** start DATASET RECORDS **

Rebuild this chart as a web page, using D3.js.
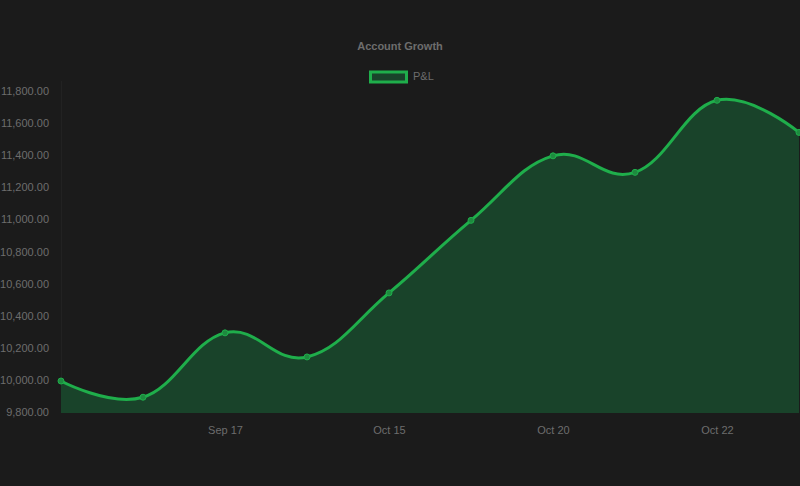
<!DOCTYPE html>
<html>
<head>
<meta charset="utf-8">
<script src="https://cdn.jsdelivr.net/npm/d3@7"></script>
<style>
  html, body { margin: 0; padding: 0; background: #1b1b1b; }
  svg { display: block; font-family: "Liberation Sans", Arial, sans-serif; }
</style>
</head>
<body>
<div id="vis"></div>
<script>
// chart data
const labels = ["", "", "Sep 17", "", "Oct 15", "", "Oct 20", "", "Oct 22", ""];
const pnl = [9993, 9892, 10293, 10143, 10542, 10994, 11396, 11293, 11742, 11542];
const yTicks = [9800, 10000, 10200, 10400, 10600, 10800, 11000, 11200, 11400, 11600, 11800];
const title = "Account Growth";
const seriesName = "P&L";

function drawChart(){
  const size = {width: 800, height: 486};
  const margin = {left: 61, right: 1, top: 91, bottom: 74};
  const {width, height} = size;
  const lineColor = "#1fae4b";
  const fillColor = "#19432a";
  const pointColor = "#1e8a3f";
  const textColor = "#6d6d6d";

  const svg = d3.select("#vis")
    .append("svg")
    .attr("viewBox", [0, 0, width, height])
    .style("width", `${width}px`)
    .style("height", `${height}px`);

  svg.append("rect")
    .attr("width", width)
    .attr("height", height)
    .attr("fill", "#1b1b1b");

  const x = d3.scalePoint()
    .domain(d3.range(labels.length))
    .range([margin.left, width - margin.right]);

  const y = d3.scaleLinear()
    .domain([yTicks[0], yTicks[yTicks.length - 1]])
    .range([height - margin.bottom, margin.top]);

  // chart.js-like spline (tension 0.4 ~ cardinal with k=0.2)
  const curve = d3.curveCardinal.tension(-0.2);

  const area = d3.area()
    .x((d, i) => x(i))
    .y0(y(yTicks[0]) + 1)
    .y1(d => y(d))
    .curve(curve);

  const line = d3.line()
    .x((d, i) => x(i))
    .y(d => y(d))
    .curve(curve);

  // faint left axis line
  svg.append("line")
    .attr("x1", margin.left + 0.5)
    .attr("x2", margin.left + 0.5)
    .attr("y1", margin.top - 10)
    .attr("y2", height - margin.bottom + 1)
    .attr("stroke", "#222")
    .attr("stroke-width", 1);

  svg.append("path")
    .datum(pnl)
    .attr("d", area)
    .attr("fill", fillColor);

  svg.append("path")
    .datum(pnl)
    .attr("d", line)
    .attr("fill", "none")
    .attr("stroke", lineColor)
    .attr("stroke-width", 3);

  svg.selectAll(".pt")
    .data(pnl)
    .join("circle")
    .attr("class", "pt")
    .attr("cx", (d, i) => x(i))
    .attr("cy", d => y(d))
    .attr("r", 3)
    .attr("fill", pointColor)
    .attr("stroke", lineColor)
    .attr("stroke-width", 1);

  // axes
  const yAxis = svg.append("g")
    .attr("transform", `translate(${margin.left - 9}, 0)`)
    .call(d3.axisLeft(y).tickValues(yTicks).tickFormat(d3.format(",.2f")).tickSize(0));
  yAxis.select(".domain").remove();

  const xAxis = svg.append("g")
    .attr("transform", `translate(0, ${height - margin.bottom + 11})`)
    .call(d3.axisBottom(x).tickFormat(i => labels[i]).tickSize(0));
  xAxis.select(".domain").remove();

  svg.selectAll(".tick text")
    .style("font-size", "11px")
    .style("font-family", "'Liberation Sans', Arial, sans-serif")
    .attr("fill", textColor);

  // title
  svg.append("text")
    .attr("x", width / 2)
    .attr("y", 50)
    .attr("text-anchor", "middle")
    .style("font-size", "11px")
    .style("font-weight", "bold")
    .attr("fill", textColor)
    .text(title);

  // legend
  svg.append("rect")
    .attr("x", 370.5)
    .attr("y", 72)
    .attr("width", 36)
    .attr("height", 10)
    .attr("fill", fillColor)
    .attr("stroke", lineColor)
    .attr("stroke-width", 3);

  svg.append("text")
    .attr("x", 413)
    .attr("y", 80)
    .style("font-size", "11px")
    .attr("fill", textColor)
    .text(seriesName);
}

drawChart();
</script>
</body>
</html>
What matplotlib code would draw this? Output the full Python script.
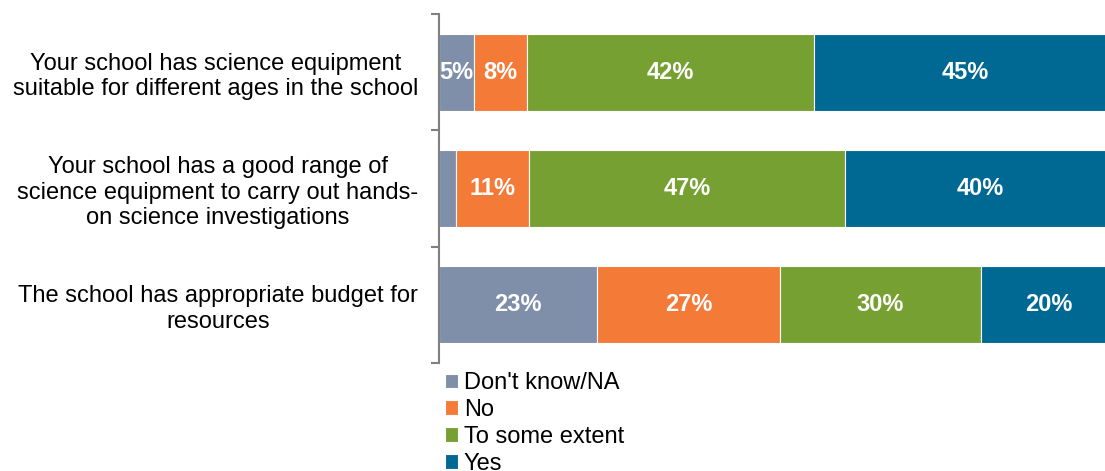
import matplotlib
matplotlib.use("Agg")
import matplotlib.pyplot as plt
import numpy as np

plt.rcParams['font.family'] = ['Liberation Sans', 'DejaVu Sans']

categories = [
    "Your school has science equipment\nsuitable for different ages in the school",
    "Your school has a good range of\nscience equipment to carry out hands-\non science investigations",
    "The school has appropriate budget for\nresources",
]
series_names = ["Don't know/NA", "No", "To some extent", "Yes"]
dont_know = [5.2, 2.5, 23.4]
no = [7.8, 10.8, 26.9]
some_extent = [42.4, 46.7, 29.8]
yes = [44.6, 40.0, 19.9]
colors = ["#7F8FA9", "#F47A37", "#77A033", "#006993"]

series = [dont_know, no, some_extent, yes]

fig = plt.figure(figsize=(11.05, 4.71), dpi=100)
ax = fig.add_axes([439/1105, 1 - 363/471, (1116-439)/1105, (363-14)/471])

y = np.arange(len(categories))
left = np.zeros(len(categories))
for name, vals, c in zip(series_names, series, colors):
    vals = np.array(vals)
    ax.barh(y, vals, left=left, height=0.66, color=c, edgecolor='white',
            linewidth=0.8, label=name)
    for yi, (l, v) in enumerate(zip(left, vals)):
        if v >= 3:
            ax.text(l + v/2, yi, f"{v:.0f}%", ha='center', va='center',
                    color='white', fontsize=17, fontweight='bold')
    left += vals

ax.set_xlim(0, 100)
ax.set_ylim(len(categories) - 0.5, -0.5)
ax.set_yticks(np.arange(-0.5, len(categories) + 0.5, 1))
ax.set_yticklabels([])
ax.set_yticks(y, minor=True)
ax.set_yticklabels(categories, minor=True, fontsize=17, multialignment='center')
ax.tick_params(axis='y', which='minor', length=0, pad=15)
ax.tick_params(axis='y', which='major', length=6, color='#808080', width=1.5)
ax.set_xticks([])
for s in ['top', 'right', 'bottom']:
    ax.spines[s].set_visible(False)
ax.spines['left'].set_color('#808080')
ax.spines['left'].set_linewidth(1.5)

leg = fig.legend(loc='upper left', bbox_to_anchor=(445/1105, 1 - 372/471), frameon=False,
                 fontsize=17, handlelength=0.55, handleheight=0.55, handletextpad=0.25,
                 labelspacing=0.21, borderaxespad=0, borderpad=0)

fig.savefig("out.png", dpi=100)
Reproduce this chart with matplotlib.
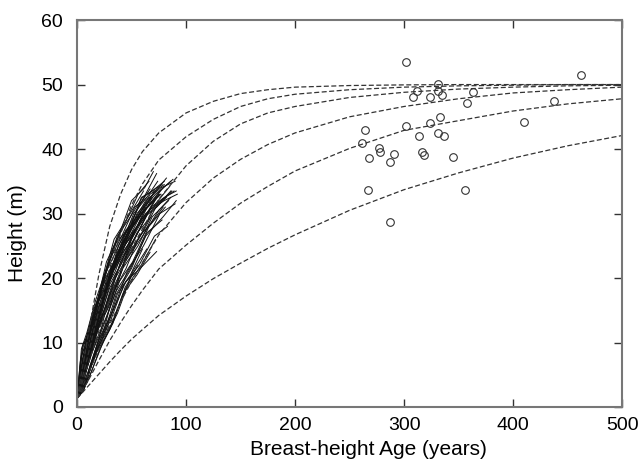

** end DATASET RECORDS **

### EXERCISE AIM
Write out the whole listing exactly, and drop the pictures.

### ANSWER TO THE EXERCISE
Rebuild this chart as a web page, using D3.js.
<!DOCTYPE html>
<html>
<head>
<meta charset="utf-8">
<script src="https://cdn.jsdelivr.net/npm/d3@7"></script>
<style>
  html, body { margin: 0; padding: 0; background: #1b1b1b; }
  svg { display: block; font-family: "Liberation Sans", Arial, sans-serif; }
</style>
</head>
<body>
<div id="vis"></div>
<script>
// chart data
const labels = ["", "", "Sep 17", "", "Oct 15", "", "Oct 20", "", "Oct 22", ""];
const pnl = [9993, 9892, 10293, 10143, 10542, 10994, 11396, 11293, 11742, 11542];
const yTicks = [9800, 10000, 10200, 10400, 10600, 10800, 11000, 11200, 11400, 11600, 11800];
const title = "Account Growth";
const seriesName = "P&L";

function drawChart(){
  const size = {width: 800, height: 486};
  const margin = {left: 61, right: 1, top: 91, bottom: 74};
  const {width, height} = size;
  const lineColor = "#1fae4b";
  const fillColor = "#19432a";
  const pointColor = "#1e8a3f";
  const textColor = "#6d6d6d";

  const svg = d3.select("#vis")
    .append("svg")
    .attr("viewBox", [0, 0, width, height])
    .style("width", `${width}px`)
    .style("height", `${height}px`);

  svg.append("rect")
    .attr("width", width)
    .attr("height", height)
    .attr("fill", "#1b1b1b");

  const x = d3.scalePoint()
    .domain(d3.range(labels.length))
    .range([margin.left, width - margin.right]);

  const y = d3.scaleLinear()
    .domain([yTicks[0], yTicks[yTicks.length - 1]])
    .range([height - margin.bottom, margin.top]);

  // chart.js-like spline (tension 0.4 ~ cardinal with k=0.2)
  const curve = d3.curveCardinal.tension(-0.2);

  const area = d3.area()
    .x((d, i) => x(i))
    .y0(y(yTicks[0]) + 1)
    .y1(d => y(d))
    .curve(curve);

  const line = d3.line()
    .x((d, i) => x(i))
    .y(d => y(d))
    .curve(curve);

  // faint left axis line
  svg.append("line")
    .attr("x1", margin.left + 0.5)
    .attr("x2", margin.left + 0.5)
    .attr("y1", margin.top - 10)
    .attr("y2", height - margin.bottom + 1)
    .attr("stroke", "#222")
    .attr("stroke-width", 1);

  svg.append("path")
    .datum(pnl)
    .attr("d", area)
    .attr("fill", fillColor);

  svg.append("path")
    .datum(pnl)
    .attr("d", line)
    .attr("fill", "none")
    .attr("stroke", lineColor)
    .attr("stroke-width", 3);

  svg.selectAll(".pt")
    .data(pnl)
    .join("circle")
    .attr("class", "pt")
    .attr("cx", (d, i) => x(i))
    .attr("cy", d => y(d))
    .attr("r", 3)
    .attr("fill", pointColor)
    .attr("stroke", lineColor)
    .attr("stroke-width", 1);

  // axes
  const yAxis = svg.append("g")
    .attr("transform", `translate(${margin.left - 9}, 0)`)
    .call(d3.axisLeft(y).tickValues(yTicks).tickFormat(d3.format(",.2f")).tickSize(0));
  yAxis.select(".domain").remove();

  const xAxis = svg.append("g")
    .attr("transform", `translate(0, ${height - margin.bottom + 11})`)
    .call(d3.axisBottom(x).tickFormat(i => labels[i]).tickSize(0));
  xAxis.select(".domain").remove();

  svg.selectAll(".tick text")
    .style("font-size", "11px")
    .style("font-family", "'Liberation Sans', Arial, sans-serif")
    .attr("fill", textColor);

  // title
  svg.append("text")
    .attr("x", width / 2)
    .attr("y", 50)
    .attr("text-anchor", "middle")
    .style("font-size", "11px")
    .style("font-weight", "bold")
    .attr("fill", textColor)
    .text(title);

  // legend
  svg.append("rect")
    .attr("x", 370.5)
    .attr("y", 72)
    .attr("width", 36)
    .attr("height", 10)
    .attr("fill", fillColor)
    .attr("stroke", lineColor)
    .attr("stroke-width", 3);

  svg.append("text")
    .attr("x", 413)
    .attr("y", 80)
    .style("font-size", "11px")
    .attr("fill", textColor)
    .text(seriesName);
}

drawChart();
</script>
</body>
</html>
What matplotlib code would draw this? Output the full Python script.
import matplotlib
matplotlib.use("Agg")
import matplotlib.pyplot as plt
import numpy as np

plt.rcParams['font.family'] = ['Liberation Sans', 'DejaVu Sans']

categories = [
    "Your school has science equipment\nsuitable for different ages in the school",
    "Your school has a good range of\nscience equipment to carry out hands-\non science investigations",
    "The school has appropriate budget for\nresources",
]
series_names = ["Don't know/NA", "No", "To some extent", "Yes"]
dont_know = [5.2, 2.5, 23.4]
no = [7.8, 10.8, 26.9]
some_extent = [42.4, 46.7, 29.8]
yes = [44.6, 40.0, 19.9]
colors = ["#7F8FA9", "#F47A37", "#77A033", "#006993"]

series = [dont_know, no, some_extent, yes]

fig = plt.figure(figsize=(11.05, 4.71), dpi=100)
ax = fig.add_axes([439/1105, 1 - 363/471, (1116-439)/1105, (363-14)/471])

y = np.arange(len(categories))
left = np.zeros(len(categories))
for name, vals, c in zip(series_names, series, colors):
    vals = np.array(vals)
    ax.barh(y, vals, left=left, height=0.66, color=c, edgecolor='white',
            linewidth=0.8, label=name)
    for yi, (l, v) in enumerate(zip(left, vals)):
        if v >= 3:
            ax.text(l + v/2, yi, f"{v:.0f}%", ha='center', va='center',
                    color='white', fontsize=17, fontweight='bold')
    left += vals

ax.set_xlim(0, 100)
ax.set_ylim(len(categories) - 0.5, -0.5)
ax.set_yticks(np.arange(-0.5, len(categories) + 0.5, 1))
ax.set_yticklabels([])
ax.set_yticks(y, minor=True)
ax.set_yticklabels(categories, minor=True, fontsize=17, multialignment='center')
ax.tick_params(axis='y', which='minor', length=0, pad=15)
ax.tick_params(axis='y', which='major', length=6, color='#808080', width=1.5)
ax.set_xticks([])
for s in ['top', 'right', 'bottom']:
    ax.spines[s].set_visible(False)
ax.spines['left'].set_color('#808080')
ax.spines['left'].set_linewidth(1.5)

leg = fig.legend(loc='upper left', bbox_to_anchor=(445/1105, 1 - 372/471), frameon=False,
                 fontsize=17, handlelength=0.55, handleheight=0.55, handletextpad=0.25,
                 labelspacing=0.21, borderaxespad=0, borderpad=0)

fig.savefig("out.png", dpi=100)
Reproduce this chart with matplotlib.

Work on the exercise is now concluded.